第十七殺
達川、「何とかなる」は魔法の合言葉

5月18日(火) ×広島−中日○




 たとえば、だ。

 友人Aに、やむなく100万円の借金をしてしまった。
 もちろんそのときは「返せるアテはあった」し、 Aを裏切るつまりは毛頭もなかった。
 が、しかし、不運な出来事が重なり、その借金が返せなくなったばかりか、 あらたに200万円の借金を重ねる必要が出てきてしまった。 しかも、今度の借金は返すあてが全くないのだ。

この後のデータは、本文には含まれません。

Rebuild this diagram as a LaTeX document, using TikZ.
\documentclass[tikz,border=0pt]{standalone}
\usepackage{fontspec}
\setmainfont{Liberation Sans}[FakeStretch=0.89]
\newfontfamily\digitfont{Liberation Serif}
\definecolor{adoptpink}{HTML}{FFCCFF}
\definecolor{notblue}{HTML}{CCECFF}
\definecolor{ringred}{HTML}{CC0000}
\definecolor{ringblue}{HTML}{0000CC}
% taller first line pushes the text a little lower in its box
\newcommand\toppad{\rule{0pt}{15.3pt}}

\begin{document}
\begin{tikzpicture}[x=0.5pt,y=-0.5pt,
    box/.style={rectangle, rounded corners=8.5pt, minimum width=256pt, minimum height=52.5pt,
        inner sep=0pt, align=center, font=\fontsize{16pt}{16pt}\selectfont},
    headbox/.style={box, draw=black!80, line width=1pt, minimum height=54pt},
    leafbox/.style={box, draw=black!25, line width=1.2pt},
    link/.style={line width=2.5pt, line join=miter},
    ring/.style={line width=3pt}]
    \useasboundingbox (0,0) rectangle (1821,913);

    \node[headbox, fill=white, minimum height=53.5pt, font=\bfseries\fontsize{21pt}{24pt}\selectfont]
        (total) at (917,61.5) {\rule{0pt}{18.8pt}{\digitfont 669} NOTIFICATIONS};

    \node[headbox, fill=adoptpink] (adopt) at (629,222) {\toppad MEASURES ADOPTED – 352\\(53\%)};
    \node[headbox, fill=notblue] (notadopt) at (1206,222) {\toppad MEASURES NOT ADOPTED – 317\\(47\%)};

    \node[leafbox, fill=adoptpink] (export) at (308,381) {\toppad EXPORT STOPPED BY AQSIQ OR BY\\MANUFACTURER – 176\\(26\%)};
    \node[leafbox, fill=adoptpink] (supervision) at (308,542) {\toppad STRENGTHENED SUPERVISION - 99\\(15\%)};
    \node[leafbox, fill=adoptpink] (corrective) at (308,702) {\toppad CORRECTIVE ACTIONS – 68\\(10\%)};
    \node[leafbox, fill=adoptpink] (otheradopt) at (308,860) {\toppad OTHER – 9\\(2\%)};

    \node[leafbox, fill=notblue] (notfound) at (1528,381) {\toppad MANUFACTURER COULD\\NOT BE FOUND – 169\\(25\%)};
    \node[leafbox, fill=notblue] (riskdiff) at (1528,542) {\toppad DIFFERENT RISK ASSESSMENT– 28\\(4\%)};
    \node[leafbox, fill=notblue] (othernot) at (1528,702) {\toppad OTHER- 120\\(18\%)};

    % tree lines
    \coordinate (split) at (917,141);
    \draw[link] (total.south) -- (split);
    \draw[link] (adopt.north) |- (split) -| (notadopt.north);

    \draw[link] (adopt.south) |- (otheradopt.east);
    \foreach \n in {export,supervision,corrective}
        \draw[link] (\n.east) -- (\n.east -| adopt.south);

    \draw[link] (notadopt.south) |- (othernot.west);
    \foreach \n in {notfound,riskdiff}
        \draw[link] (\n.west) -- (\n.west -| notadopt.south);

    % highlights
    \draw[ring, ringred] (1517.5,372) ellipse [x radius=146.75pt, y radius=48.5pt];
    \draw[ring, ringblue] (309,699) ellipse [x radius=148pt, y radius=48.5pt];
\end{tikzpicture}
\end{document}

 周りには懐に余裕があり、 土下座してお願いすれば金を貸してくれるだろうと思われる友人が3人いる。 一人は最初に借金をしてまだそのお金を返していない友人A、 あとの2人をそれぞれ友人B、友人Cとしよう。
 あなたなら、誰から金を借りる?

    (1) 友人Aに追加で200万借りる。(計300万)
    (2) 友人Bに200万借りる。
    (3) 友人Bと友人Cに、100万ずつ借りる。
    (4) 友人Bと友人Cに150万ずつ借り、うち100万は友人Aに返す。
 クイズというよりはちょっとした性格診断のようなものだが、 この話が載っていた書によれば、 この問いの “正解”は(1)である とあった。

 理由は簡単。どう借りようと借金の額は同じ、 だったらもしお金が返せなくなったとき、 友人を3人いっぺんに失うよりも、 1人の友人を失うに留めておけ 、ということだ。

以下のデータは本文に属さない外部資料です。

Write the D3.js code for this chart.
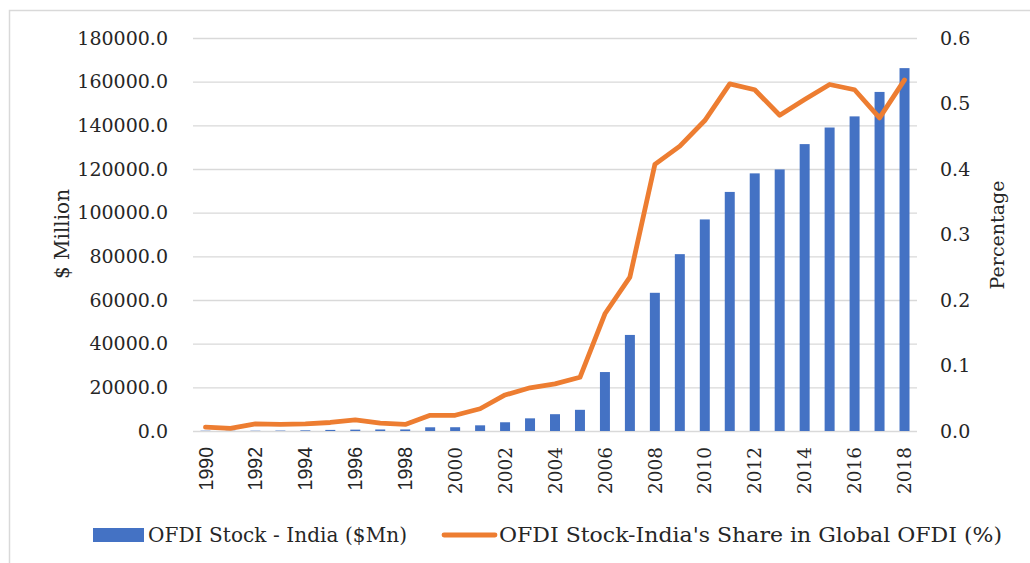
<!DOCTYPE html>
<html>
<head>
<meta charset="utf-8">
<script src="https://cdn.jsdelivr.net/npm/d3@7"></script>
<style>
  body { margin: 0; background: #fff; }
  svg text { fill: #262626; }
</style>
</head>
<body>
<svg id="chart" width="1030" height="563"></svg>
<script>
// data
var years = [1990,1991,1992,1993,1994,1995,1996,1997,1998,1999,2000,2001,2002,2003,2004,
             2005,2006,2007,2008,2009,2010,2011,2012,2013,2014,2015,2016,2017,2018];
var ofdiStock = [120,100,120,180,300,500,620,700,710,1700,1730,2600,4000,5800,7700,
                 9700,27000,44000,63300,81000,96900,109500,118000,119800,131400,139000,144100,155300,166200];
var shareGlobal = [0.006,0.004,0.011,0.010,0.011,0.013,0.017,0.012,0.010,0.024,0.024,0.034,0.055,0.066,0.072,
                   0.082,0.179,0.235,0.407,0.435,0.474,0.530,0.521,0.482,0.506,0.529,0.521,0.478,0.536];
var leftTicks = [0,20000,40000,60000,80000,100000,120000,140000,160000,180000];
var rightTicks = [0,0.1,0.2,0.3,0.4,0.5,0.6];
var legendLabels = ['OFDI Stock - India ($Mn)', "OFDI Stock-India's Share in Global OFDI (%)"];

var svg = d3.select('#chart');
var plot = { left: 193, right: 917, top: 38, bottom: 431 };
var serif = 'DejaVu Serif';

// outer frame
svg.append('rect')
  .attr('x', 9.5).attr('y', 10.5)
  .attr('width', 1040).attr('height', 600)
  .style('fill', 'none').style('stroke', '#d9d9d9').style('stroke-width', 1.5);

var x = d3.scaleBand().domain(years).range([plot.left, plot.right]).paddingInner(0.6).paddingOuter(0.3);
var yL = d3.scaleLinear().domain([0, 180000]).range([plot.bottom, plot.top]);
var yR = d3.scaleLinear().domain([0, 0.6]).range([plot.bottom, plot.top]);

// gridlines + left labels
var gl = svg.append('g')
  .attr('transform', `translate(${plot.left},0)`)
  .call(d3.axisLeft(yL).tickValues(leftTicks).tickSize(-(plot.right - plot.left))
        .tickPadding(25).tickFormat(d3.format('.1f')));
gl.select('.domain').remove();
gl.selectAll('line').style('stroke', '#d9d9d9').style('stroke-width', 1.3);
gl.selectAll('text').style('font-family', serif).style('font-size', '19px').style('fill', '#262626');

// right labels
var gr = svg.append('g')
  .attr('transform', `translate(${plot.right},0)`)
  .call(d3.axisRight(yR).tickValues(rightTicks).tickSize(0).tickPadding(23).tickFormat(d3.format('.1f')));
gr.select('.domain').remove();
gr.selectAll('text').style('font-family', serif).style('font-size', '19px').style('fill', '#262626');

// bars
svg.append('g').selectAll('rect')
  .data(years)
  .enter().append('rect')
  .attr('x', (d, i) => x(d))
  .attr('width', x.bandwidth())
  .attr('y', (d, i) => yL(ofdiStock[i]))
  .attr('height', (d, i) => plot.bottom - yL(ofdiStock[i]))
  .style('fill', '#4472c4');

// share line
var line = d3.line()
  .x((d, i) => x(years[i]) + x.bandwidth() / 2)
  .y(d => yR(d));
svg.append('path')
  .datum(shareGlobal)
  .attr('d', line)
  .style('fill', 'none')
  .style('stroke', '#ed7d31')
  .style('stroke-width', 4.8)
  .style('stroke-linejoin', 'round')
  .style('stroke-linecap', 'round');

// x labels, every other year, rotated
svg.append('g').selectAll('text')
  .data(years.filter(d => d % 2 == 0))
  .enter().append('text')
  .attr('transform', d => `translate(${x(d) + x.bandwidth() / 2},447) rotate(-90)`)
  .attr('text-anchor', 'end')
  .attr('dy', '0.36em')
  .style('font-family', d => d < 2000 ? 'Liberation Sans' : serif)
  .style('font-size', d => d < 2000 ? '19.5px' : '18.5px')
  .text(d => d);

// axis titles
svg.append('text')
  .attr('transform', 'translate(62,234) rotate(-90)')
  .attr('text-anchor', 'middle')
  .attr('dy', '0.35em')
  .style('font-family', serif).style('font-size', '20px')
  .text('$ Million');
svg.append('text')
  .attr('transform', 'translate(997,235) rotate(-90)')
  .attr('text-anchor', 'middle')
  .attr('dy', '0.35em')
  .style('font-family', serif).style('font-size', '19px')
  .text('Percentage');

// legend
var lg = svg.append('g');
lg.append('rect')
  .attr('x', 93).attr('y', 528).attr('width', 51).attr('height', 14)
  .style('fill', '#4472c4');
lg.append('text')
  .attr('x', 148).attr('y', 542)
  .attr('textLength', 259).attr('lengthAdjust', 'spacing')
  .style('font-family', serif).style('font-size', '20px')
  .text(legendLabels[0]);
lg.append('line')
  .attr('x1', 444).attr('x2', 495).attr('y1', 535).attr('y2', 535)
  .style('stroke', '#ed7d31').style('stroke-width', 4.8).style('stroke-linecap', 'round');
lg.append('text')
  .attr('x', 499).attr('y', 542)
  .attr('textLength', 503).attr('lengthAdjust', 'spacingAndGlyphs')
  .style('font-family', serif).style('font-size', '20.5px')
  .text(legendLabels[1]);
</script>
</body>
</html>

 私はこの道理に「なるほど」と思ったものだが、 皆さんはもし得心がいっても、自分の知人・友人にはこの話を、 ましてや賛同するような発言は差し控えた方がいい。 お金を貸してくれなくなるからだ。





 さて、ヤクルトに借金をしまくってる名古屋一家だが、 星を借りるのはせいぜいヤクルト1球団にして、 広島からその分を回収しよう。
 カープファンの友人を失うかも知れないが、 もともと絶対数が少ないんだから気にするな。


達川  「ドミンゴを攻略するのはねえ、
  簡単なんですよ!
 
実況アナ  「簡単というと?」
 
達川  「ランナーを出す!
  ランナーさえ出せば、いくらでも攻略できます!」
 
実況アナ  「なるほど、まずはランナーを出す。…それから?」
 
達川  「何とでもなります!」


 どうやってランナーを出すか、ランナーを出してからどうするか。 その 具体的作戦が1ミリもなく ただ「何とでもなる!」 と言い切る元広島監督・達川が見守る中、 試合は意外な展開で進んだ。


  1 2 3 4 5 6 7 8 9 R
名古屋 0 0 0 3 0 0       3
広島 0 1 0 0 0 0       1
  ドミンゴ
木村拓 左飛 一ゴ
東出 三振
中2 投安 左安
ラロッカ 四球 三振 左2
シーツ 遊ゴ 左安 三ゴ
前田 遊ゴ 三振 三振
緒方 四球 中飛 三振
野村 中3 投ゴ 四球
石原 二ゴ 三ゴ
森笠 中飛
高橋 遊ゴ 三振 遊ゴ


実況アナ  「広島、結構ランナーは出してるんですが…」
 
実況アナ  「全くドミンゴを攻略出来ません!」
 
達川(チッ)  「……」


 4回を除けば毎回ランナーだけに、うっかり 「今日のドミンゴは調子がいいですねえ」 と言う訳にもいかず、あれよあれよと試合は進み、 達川が「広島は岡本を打てないんですよ」と言った岡本は2イニングを1失点、 「9回はどう考えても(岩瀬ではなく)落合英二ですよ。今一番信頼できるピッチャーです!」 と言った落合英二も打たれて失点と、 達川政権が何故短命だったか 、その理由をを視聴者にまざまざと見せつつ試合は終了した。


  1 2 3 4 5 6 7 8 9 R
名古屋 0 0 0 3 0 0 0 1 0 4
広島 0 1 0 0 0 0 1 0 1 3


達川  「広島はねぇ、今シーズン、中日に相性悪いんですよ!」


 ええ、知ってます。

 ちなみに、達川が広島の監督に就任した99年、 日刊スポーツグラフ『プロ野球選手名鑑』によれば、 達川新監督の紹介欄には
     昭和30年代生まれの監督は球界初。 現役時代から親しまれたユーモア に勝負師としての厳しさをプラス。 チーム再建を目指す。

 とあった。同じく00年の同名鑑には、
     監督就任2年目は勝負の年となる。 現役時代から親しまれたユーモア と勝負師としての厳しさを発揮。 チーム再建を目指す。
 と書かれている。
 捕手出身の監督で、 これほど「ユーモア」を強調された監督は、後にも先にも達川だけだ。